The U.S. Supreme Court has been the big news this week, with landmark 5-4 divided rulings. Their verdict on the Voting Rights Act sent reverberations across the South, indeed the entire nation, saying the mostly Southern states covered under the act no longer have to get pre-clearance from the US Department of Justice before making election changes.
The 1965 Voting Rights Act passed by President Lyndon Johnson addressed serious election problems of that era. It was needed and necessary to ensure minorities had access in states where Jim Crow laws previously prevented them from voting. The law worked in greatly reducing racial inequities. The court decision correctly stated that changes have occurred in the 40 years since the 1970’s revision of the act and the data used in Justice Department pre-clearance decisions is now outdated.
As expected, liberals and minorities are incensed at this decision, claiming that the progress made will be reversed and the rights of minorities will once again be violated. But a growing number, including North Carolina’s first African American Speaker of the House, Dan Blue, agree with the court it is time to for Congress to revise modern-day election practices that would justify a requirement of pre-clearance because the act is now being used legally to disadvantage minorities.
In order to ensure African Americans had not only access to vote, but also the ability to elect minorities to public office, the act sanctioned the drawing of special “majority minority” voting districts. Witness North Carolina’s “ink blot” 12th Congressional District, created with those weird shaped lines to include sufficiently large numbers of minorities and virtually guaranteeing a minority would win.
But politicians being politicians, it wasn’t long before they figured out how they could comply with the law while making it work to their own political advantage. Democrats started this in most areas in the South, however the latest Republican redistricting in North Carolina took this practice to almost laughable levels, packing some districts with far more minorities than necessary to ensure minority victories, carving up cities, neighborhoods, even streets in neighborhoods, with high concentrations of one race, thereby ensuring one party or one race would win in other districts.
This type of gerrymandering is a blatant violation of the intent, if not the legality of the Voting Rights Act and tramples all over North Carolina’s Constitutional mandate that whole counties be kept within the same voting districts if at all possible.
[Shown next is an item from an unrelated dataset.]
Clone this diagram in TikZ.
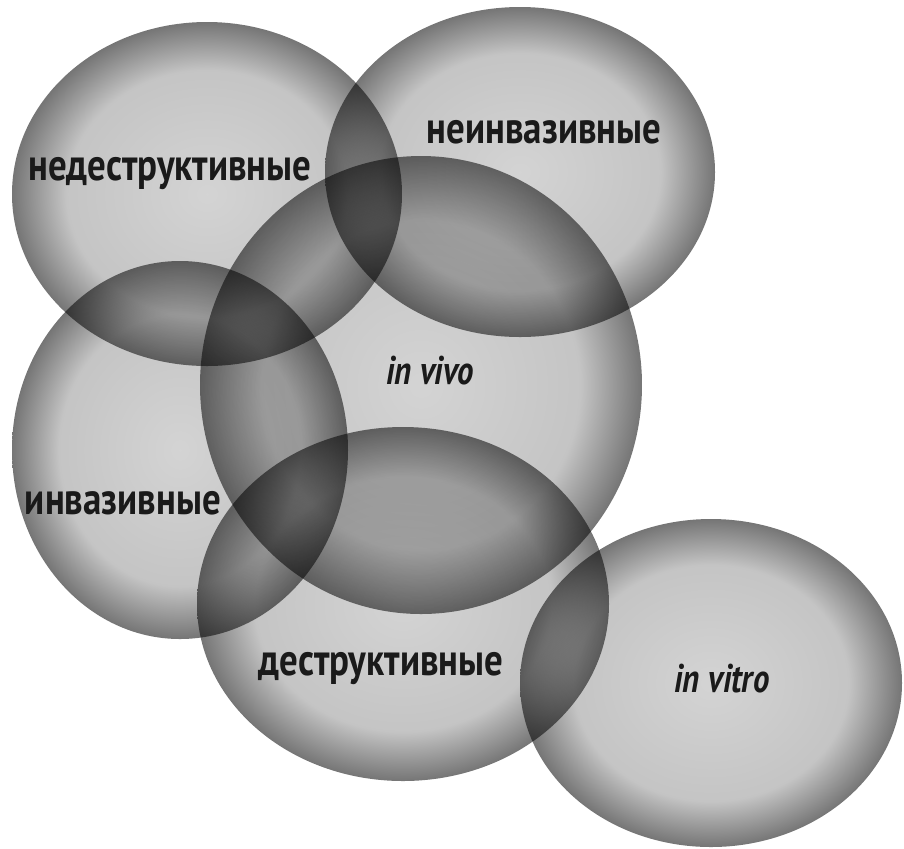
\documentclass[tikz,border=0pt]{standalone}
\usepackage{fontspec}
\setmainfont{PT Sans}
\newfontfamily\vennfont{PT Sans}[FakeStretch=0.82]
\usetikzlibrary{shapes.geometric}
\definecolor{setcenter}{gray}{0.83}
\definecolor{setmid}{gray}{0.77}
\definecolor{setedge}{gray}{0.46}
\definecolor{darktext}{HTML}{1A1A1A}
\pgfdeclareradialshading{setshade}{\pgfpoint{0bp}{0bp}}{color(0bp)=(setcenter); color(18bp)=(setmid); color(25bp)=(setedge); color(50bp)=(setedge)}

\begin{document}
\begin{tikzpicture}[x=0.5pt, y=-0.5pt,
    set/.style={ellipse, shade, shading=setshade, inner sep=0pt, outer sep=0pt},
    lbl/.style={anchor=base, text=darktext, font=\vennfont\bfseries\fontsize{22.5}{22.5}\selectfont},
    latin/.style={lbl, font=\vennfont\bfseries\itshape\fontsize{20}{20}\selectfont}
]
    \useasboundingbox (0,0) rectangle (904,848);
    \begin{scope}[blend mode=multiply]
        \node[set, minimum width=195pt, minimum height=172pt] (nondestr) at (207,194) {};
        \node[set, minimum width=195pt, minimum height=165pt] (noninv) at (520,172) {};
        \node[set, minimum width=221pt, minimum height=229pt] (vivo) at (421,385) {};
        \node[set, minimum width=168pt, minimum height=189pt] (inv) at (180,450) {};
        \node[set, minimum width=206pt, minimum height=177pt] (destr) at (403,604) {};
        \node[set, minimum width=191pt, minimum height=164pt] (vitro) at (711,683) {};
    \end{scope}
    \node[lbl] (nondestrlbl) at (170,180) {недеструктивные};
    \node[lbl] (noninvlbl) at (544,143) {неинвазивные};
    \node[latin] (vivolbl) at (430,384) {in vivo};
    \node[lbl] (invlbl) at (123,514) {инвазивные};
    \node[lbl] (destrlbl) at (381,675) {деструктивные};
    \node[latin] (vitrolbl) at (722,692) {in vitro};
\end{tikzpicture}
\end{document}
This latest court ruling provides our state more freedom in election changes but we hope our legislature will not respond by undoing the progress we’ve made. If so, North Carolina is likely find itself back in court charged with voting rights violations and, quite possibly, again being forced to follow strict federal mandates.
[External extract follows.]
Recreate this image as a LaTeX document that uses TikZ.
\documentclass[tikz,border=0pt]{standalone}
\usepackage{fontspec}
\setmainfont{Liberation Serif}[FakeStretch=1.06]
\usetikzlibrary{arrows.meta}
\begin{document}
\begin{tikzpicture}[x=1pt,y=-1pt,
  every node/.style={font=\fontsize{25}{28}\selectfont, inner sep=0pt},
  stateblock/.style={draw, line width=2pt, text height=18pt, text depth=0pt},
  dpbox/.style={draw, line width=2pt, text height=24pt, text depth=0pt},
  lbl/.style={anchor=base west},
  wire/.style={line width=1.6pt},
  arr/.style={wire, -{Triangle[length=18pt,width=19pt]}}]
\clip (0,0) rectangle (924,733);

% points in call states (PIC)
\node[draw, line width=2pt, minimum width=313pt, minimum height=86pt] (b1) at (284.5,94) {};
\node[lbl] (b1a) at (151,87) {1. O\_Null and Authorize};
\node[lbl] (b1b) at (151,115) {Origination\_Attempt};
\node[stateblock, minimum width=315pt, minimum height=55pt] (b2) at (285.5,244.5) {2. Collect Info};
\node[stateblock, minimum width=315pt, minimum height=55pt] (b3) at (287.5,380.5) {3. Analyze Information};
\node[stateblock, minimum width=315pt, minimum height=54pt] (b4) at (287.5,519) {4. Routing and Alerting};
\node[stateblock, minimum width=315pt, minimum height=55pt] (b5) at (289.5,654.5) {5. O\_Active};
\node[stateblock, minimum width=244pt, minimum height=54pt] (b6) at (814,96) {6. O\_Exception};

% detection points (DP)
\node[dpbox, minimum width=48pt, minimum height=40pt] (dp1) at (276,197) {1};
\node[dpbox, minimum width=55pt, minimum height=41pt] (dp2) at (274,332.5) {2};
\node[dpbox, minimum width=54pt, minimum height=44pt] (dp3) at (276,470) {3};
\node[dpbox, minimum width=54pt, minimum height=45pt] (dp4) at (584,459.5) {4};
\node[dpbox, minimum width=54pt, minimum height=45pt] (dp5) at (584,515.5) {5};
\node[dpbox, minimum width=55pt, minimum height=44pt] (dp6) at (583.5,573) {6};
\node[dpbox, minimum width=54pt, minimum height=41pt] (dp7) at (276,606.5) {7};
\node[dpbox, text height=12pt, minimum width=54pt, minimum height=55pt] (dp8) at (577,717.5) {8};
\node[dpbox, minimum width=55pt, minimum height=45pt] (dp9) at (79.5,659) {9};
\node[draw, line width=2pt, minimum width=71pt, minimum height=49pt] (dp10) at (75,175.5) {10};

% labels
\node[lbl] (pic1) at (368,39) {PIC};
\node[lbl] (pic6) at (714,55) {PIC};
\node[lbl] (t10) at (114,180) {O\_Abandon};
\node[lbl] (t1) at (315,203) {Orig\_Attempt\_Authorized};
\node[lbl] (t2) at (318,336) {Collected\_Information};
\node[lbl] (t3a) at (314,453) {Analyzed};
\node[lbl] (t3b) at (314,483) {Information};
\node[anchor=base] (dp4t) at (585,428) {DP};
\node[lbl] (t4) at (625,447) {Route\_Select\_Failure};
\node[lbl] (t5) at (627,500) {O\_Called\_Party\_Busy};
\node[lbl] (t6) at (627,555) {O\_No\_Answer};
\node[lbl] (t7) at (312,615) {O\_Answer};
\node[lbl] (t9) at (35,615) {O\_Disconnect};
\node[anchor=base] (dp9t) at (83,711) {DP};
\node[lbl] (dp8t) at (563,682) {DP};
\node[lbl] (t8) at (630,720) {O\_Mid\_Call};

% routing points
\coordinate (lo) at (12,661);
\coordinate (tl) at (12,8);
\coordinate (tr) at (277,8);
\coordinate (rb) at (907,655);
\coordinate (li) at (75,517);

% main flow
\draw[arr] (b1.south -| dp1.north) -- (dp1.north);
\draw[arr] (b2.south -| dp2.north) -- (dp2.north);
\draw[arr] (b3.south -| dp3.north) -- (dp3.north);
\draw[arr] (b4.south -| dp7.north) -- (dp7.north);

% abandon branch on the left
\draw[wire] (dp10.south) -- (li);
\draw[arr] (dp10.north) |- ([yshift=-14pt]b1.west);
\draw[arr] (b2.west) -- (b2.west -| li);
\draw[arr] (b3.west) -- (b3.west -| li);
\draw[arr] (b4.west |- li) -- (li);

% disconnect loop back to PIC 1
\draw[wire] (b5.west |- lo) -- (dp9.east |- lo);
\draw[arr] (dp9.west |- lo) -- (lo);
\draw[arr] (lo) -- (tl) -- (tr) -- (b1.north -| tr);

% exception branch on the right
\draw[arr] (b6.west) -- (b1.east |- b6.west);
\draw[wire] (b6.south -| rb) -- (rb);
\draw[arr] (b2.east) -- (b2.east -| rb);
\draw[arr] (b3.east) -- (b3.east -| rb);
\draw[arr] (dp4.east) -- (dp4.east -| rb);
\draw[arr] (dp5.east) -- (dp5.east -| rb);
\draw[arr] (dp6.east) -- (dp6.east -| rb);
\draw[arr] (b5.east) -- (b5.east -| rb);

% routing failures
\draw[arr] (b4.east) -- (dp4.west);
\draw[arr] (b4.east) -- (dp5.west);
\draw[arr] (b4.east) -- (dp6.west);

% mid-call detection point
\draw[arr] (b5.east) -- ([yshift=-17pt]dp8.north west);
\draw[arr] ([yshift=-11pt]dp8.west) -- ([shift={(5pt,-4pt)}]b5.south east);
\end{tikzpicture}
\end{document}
The 2008 presidential election and a history of statewide elections since the 1980’s have demonstrated that North Carolinians are willing to vote for and select minority candidates, so the court was right in saying that changing times require that concerns first addressed in the Voting Rights Act need revision, not just in the South but in all states. We must remain vigilant to ensure all races have equal opportunity to vote and elect candidates in order that a leveled playing field will remain level.